All day Tuesday and all day Wednesday, I moved every piece of furniture by myself. I traded out old pieces for new. I rolled up large rugs and schlepped them to the basement and then rolled out new ones, and THEN lifted every piece of furniture in the room back onto the new rugs! I removed old book shelves and replaced them with a beautiful little dresser, and I dragged new mattresses up a flight of stairs by myself. (With those, I grunted and shouted like I was dragging a huge truck in a Strong Man Contest! No lie. Thankfully, I was the only one home and my windows were closed at the time.) On top of all that, I then mowed the lawn, weed-whacked the front, and trimmed some of the hedges outside! Impressive, huh?
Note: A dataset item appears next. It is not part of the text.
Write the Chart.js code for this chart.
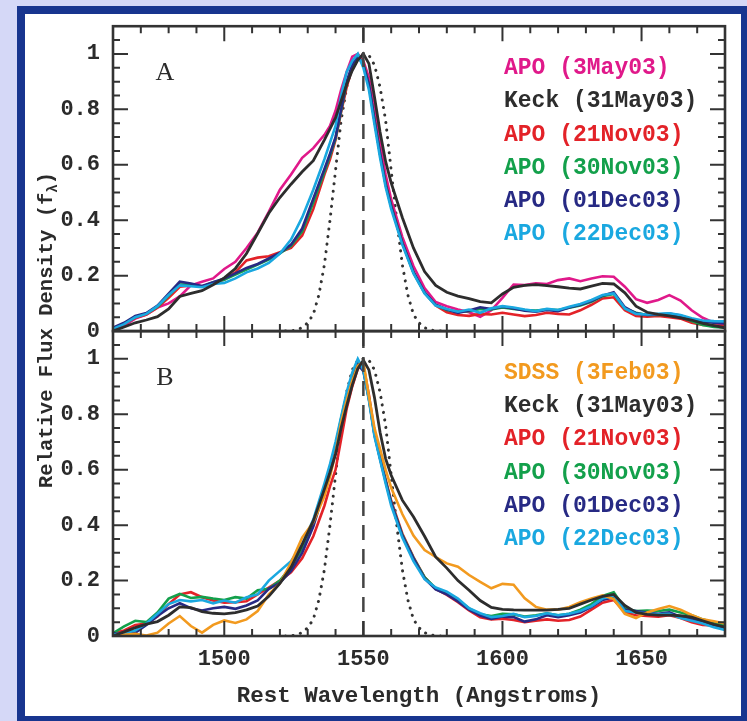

Well, maybe in theory it seems impressive, but in practice I looked more like a mad woman trying to prove something that didn’t need to be proven. I looked like an impatient woman angrily grabbing control because I didn’t think anyone else could (or would) do it. Oh, and the internal dialogue! I’m ashamed to say that it sounded like a bitter, jaded woman who thought the whole world was against her.
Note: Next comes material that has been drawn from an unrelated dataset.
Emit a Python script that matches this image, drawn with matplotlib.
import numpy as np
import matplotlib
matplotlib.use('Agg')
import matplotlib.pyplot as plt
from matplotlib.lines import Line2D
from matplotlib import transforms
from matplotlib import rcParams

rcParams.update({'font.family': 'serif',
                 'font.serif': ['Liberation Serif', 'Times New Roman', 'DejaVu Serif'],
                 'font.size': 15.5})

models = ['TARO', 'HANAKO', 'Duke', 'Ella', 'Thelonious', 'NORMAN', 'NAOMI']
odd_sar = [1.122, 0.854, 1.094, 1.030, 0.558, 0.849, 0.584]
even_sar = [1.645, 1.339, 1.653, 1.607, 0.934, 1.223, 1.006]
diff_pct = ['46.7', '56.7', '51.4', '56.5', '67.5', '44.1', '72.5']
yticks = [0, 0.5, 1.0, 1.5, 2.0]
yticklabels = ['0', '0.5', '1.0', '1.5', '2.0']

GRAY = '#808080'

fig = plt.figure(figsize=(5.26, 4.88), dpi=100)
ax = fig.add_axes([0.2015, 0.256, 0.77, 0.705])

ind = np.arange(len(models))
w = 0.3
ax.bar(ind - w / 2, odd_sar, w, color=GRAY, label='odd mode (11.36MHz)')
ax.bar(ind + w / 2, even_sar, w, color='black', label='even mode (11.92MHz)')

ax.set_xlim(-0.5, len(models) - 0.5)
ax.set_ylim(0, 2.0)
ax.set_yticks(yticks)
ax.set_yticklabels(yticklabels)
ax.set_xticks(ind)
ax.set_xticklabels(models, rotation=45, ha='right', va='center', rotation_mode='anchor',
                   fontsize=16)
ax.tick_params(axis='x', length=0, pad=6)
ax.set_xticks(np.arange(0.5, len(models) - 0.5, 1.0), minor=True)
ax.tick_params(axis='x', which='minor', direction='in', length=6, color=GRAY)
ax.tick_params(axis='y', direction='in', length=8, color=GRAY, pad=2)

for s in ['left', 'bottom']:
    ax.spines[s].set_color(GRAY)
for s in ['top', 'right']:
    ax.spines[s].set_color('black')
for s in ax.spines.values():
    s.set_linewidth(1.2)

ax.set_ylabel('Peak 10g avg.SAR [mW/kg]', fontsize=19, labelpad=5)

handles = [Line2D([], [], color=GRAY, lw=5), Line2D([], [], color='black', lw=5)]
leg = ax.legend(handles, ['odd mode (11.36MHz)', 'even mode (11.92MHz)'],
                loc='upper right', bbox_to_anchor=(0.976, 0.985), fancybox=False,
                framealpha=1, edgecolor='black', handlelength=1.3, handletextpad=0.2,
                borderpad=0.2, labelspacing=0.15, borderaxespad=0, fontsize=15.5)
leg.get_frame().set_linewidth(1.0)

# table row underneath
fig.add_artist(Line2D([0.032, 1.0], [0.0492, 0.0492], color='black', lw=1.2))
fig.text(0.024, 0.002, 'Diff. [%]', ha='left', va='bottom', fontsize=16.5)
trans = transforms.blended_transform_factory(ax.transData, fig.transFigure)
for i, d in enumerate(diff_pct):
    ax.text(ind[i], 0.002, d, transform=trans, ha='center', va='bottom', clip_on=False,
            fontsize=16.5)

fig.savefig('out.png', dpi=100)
Do you remember the little teapot nursery rhyme that describes “When I get all steamed up, then I shout! Just tip me over and pour me out!” Well, I was the teapot yesterday afternoon, and I definitely got all steamed up; and all of my pent up frustrations came pouring out–all over my family–unfairly. “Don’t you see how much work I’ve done around here? I am moving furniture like I’m a young college guy and you won’t even pick up a few things off your floor! You need to respect all the things I do for you!”
Long, heavy pause…
You see, in the midst of charging ahead with my mommy-the-martyr agenda, I had dismissed that my youngest son asked if he could help arrange the “new” furniture with me after school. I assumed it would take too long, and he probably couldn’t lift much of the furniture anyway, so I would just do it. I also dismissed how excited my oldest son was to finally be able to mow the lawn and use the weed-whacker. I assumed I may have to go back behind him anyway and fix some of what he might miss. So I just did it. I just assumed my husband wouldn’t help me because he had too much work to do, and I just assumed my children would do what most children tend do when asked to help around the house–gripe, complain, and gripe some more.
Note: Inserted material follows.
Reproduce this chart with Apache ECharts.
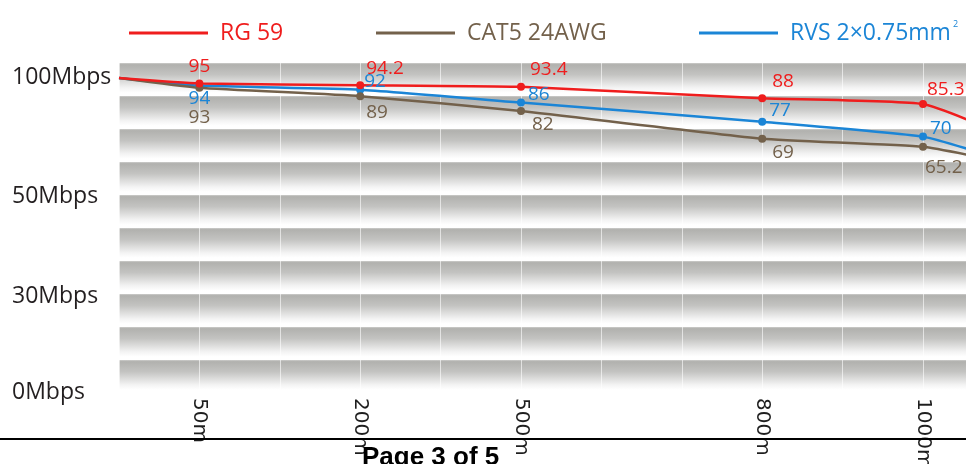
<!DOCTYPE html>
<html><head><meta charset="utf-8">
<script src="https://cdn.jsdelivr.net/npm/echarts@6/dist/echarts.min.js"></script>
<style>html,body{margin:0;padding:0;background:#fff}#c{width:966px;height:464px}</style>
</head><body><div id="c"></div>
<script>
// ---- data ----
const distanceAxis = ['', '50m', '', '200m', '', '500m', '', '', '800m', '', '1000m', ''];
const distances = ['50m', '200m', '500m', '800m', '1000m'];
const seriesNames = ['RG 59', 'CAT5 24AWG', 'RVS 2×0.75mm²'];
const rg59Values = [95, 94.2, 93.4, 88, 85.3];
const cat5Values = [93, 89, 82, 69, 65.2];
const rvsValues  = [94, 92, 86, 77, 70];
const startLevel = 97.6;                 // where all lines begin at the left edge
const endLevels = { rg59: 71, cat5: 58, rvs: 59 };   // where the lines leave the frame on the right
const speedTickLabels = ['0Mbps', '30Mbps', '50Mbps', '100Mbps'];
const footerText = 'Page 3 of 5';

// ---- styling ----
const colors = { rg59: '#ef1d1d', cat5: '#73614b', rvs: '#1b85d6' };
const speedTickLevels = [0.03, 2.94, 5.97, 9.55]; // where the tick labels sit on the band axis
// per-point label placement: [position, align, dx, dy]
const placeRg59 = [['top','center',0,0],['top','left',6,0],['top','left',9,-1],['top','left',10,0],['top','left',4,2]];
const placeRvs  = [['bottom','center',0,-3],['right','left',-3,-8],['right','left',0,-8],['right','left',0,-11],['right','left',0,-8]];
const placeCat5 = [['bottom','center',0,13],['bottom','left',6,0],['bottom','left',11,-3],['bottom','left',10,-3],['bottom','left',2,4]];

function buildData(values, endLevel, place, color) {
  const data = [{ value: [0, startLevel], symbol: 'none', label: { show: false } }];
  values.forEach((v, k) => {
    const p = place[k];
    data.push({
      value: [distanceAxis.indexOf(distances[k]), v], symbol: 'circle',
      label: { show: true, position: p[0], align: p[1], offset: [p[2], p[3]], distance: 3,
        color: color, fontSize: 19, fontFamily: 'Open Sans', formatter: () => String(v) }
    });
  });
  data.push({ value: [distanceAxis.length - 1, endLevel], symbol: 'none', label: { show: false } });
  return data;
}
function makeSeries(name, values, endLevel, place, color) {
  return {
    name: name, type: 'line', xAxisIndex: 0, yAxisIndex: 0,
    data: buildData(values, endLevel, place, color),
    smooth: 0.15, symbolSize: 8,
    lineStyle: { color: color, width: 2.5 }, itemStyle: { color: color },
    emphasis: { disabled: true }, animation: false
  };
}
function makeLegend(name, left, color) {
  return {
    left: left, top: 15, icon: 'rect', itemWidth: 79, itemHeight: 3,
    data: [{ name: name, itemStyle: { color: color } }],
    formatter: n => n === seriesNames[2] ? 'RVS 2×0.75mm{s|2}' : n,
    textStyle: { color: color, fontSize: 23, fontFamily: 'Open Sans', lineHeight: 26, padding: [0, 0, 0, 7],
      rich: { s: { fontSize: 9, color: color, fontFamily: 'Open Sans', verticalAlign: 'top', lineHeight: 26, padding: [0, 0, 8, 2] } } },
    selectedMode: false
  };
}

const bandGradient = new echarts.graphic.LinearGradient(0, 0, 0, 1, [
  { offset: 0, color: '#cdcdcb' },
  { offset: 0.05, color: '#b1b1ae' },
  { offset: 0.35, color: '#c3c3c1' },
  { offset: 0.75, color: '#f3f3f3' },
  { offset: 0.9, color: '#ffffff' },
  { offset: 1, color: '#ffffff' }
]);

const chart = echarts.init(document.getElementById('c'), null, { renderer: 'canvas' });
chart.setOption({
  animation: false,
  backgroundColor: '#ffffff',
  legend: [
    makeLegend(seriesNames[0], 124, colors.rg59),
    makeLegend(seriesNames[1], 371, colors.cat5),
    makeLegend(seriesNames[2], 694, colors.rvs)
  ],
  grid: { left: 119, right: -37.4, top: 63, bottom: 71, outerBoundsMode: 'none', containLabel: false },
  xAxis: [{
    type: 'category', data: distanceAxis, boundaryGap: false,
    axisLine: { show: false }, axisTick: { show: false },
    splitLine: { show: true, interval: 0, lineStyle: { color: 'rgba(255,255,255,0.6)', width: 1 } },
    axisLabel: { interval: 0, rotate: -90, margin: 5, fontSize: 20, fontFamily: 'DejaVu Sans', color: '#1e1e1e' }
  }],
  yAxis: [
    { type: 'value', min: -50.5, max: 104.6, show: false },
    {
      type: 'value', min: 0, max: 10, interval: 1, position: 'left',
      axisLine: { show: false }, axisTick: { show: false }, splitLine: { show: false },
      splitArea: { show: true, areaStyle: { color: [bandGradient] } },
      axisLabel: {
        customValues: speedTickLevels,
        formatter: v => { const k = speedTickLevels.indexOf(v); return k >= 0 ? speedTickLabels[k] : ''; },
        align: 'left', margin: 107, fontSize: 23, fontFamily: 'Open Sans', color: '#231f20'
      }
    }
  ],
  series: [
    makeSeries(seriesNames[2], rvsValues, endLevels.rvs, placeRvs, colors.rvs),
    makeSeries(seriesNames[1], cat5Values, endLevels.cat5, placeCat5, colors.cat5),
    makeSeries(seriesNames[0], rg59Values, endLevels.rg59, placeRg59, colors.rg59)
  ],
  graphic: [
    { type: 'line', shape: { x1: 0, y1: 439, x2: 966, y2: 439 }, style: { stroke: '#000', lineWidth: 2 }, z: 10 },
    { type: 'text', x: 362, y: 445, style: { text: footerText, font: 'bold 26px "Liberation Sans", Arial, sans-serif', fill: '#000', verticalAlign: 'top' }, z: 10 }
  ]
});
</script></body></html>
You know what I am learning about assumptions? If you make them long enough, you’ll eventually be proven correct. Another way to put it is, “A man reaps what he sows.” If I keep sowing seeds of a martyr and just do it all myself, well then, it’s only natural that I will reap being a martyr, and I will reap the bitter, angry, negative attitude that comes with it. That’s not what my Father wants for me, or for you! Galatians 6:2 says, “Carry each other’s burdens, and in this way you will fulfill the law of Christ.” That means it’s Christ-like to not only carry others, but to also allow others to carry ours! I want to fulfill the law of Christ! Don’t you? But to do that, I’m learning we must be willing to loosen our clenched fists, tear up our agendas, be willing to let others grow in the process of helping, and receive the help that is right there in front of us.
Oh, Lord, I’m learning that I still have a lot to learn; but I’m so thankful that you are a merciful, loving, and gentle teacher. Please help my own gentleness to grow. Amen.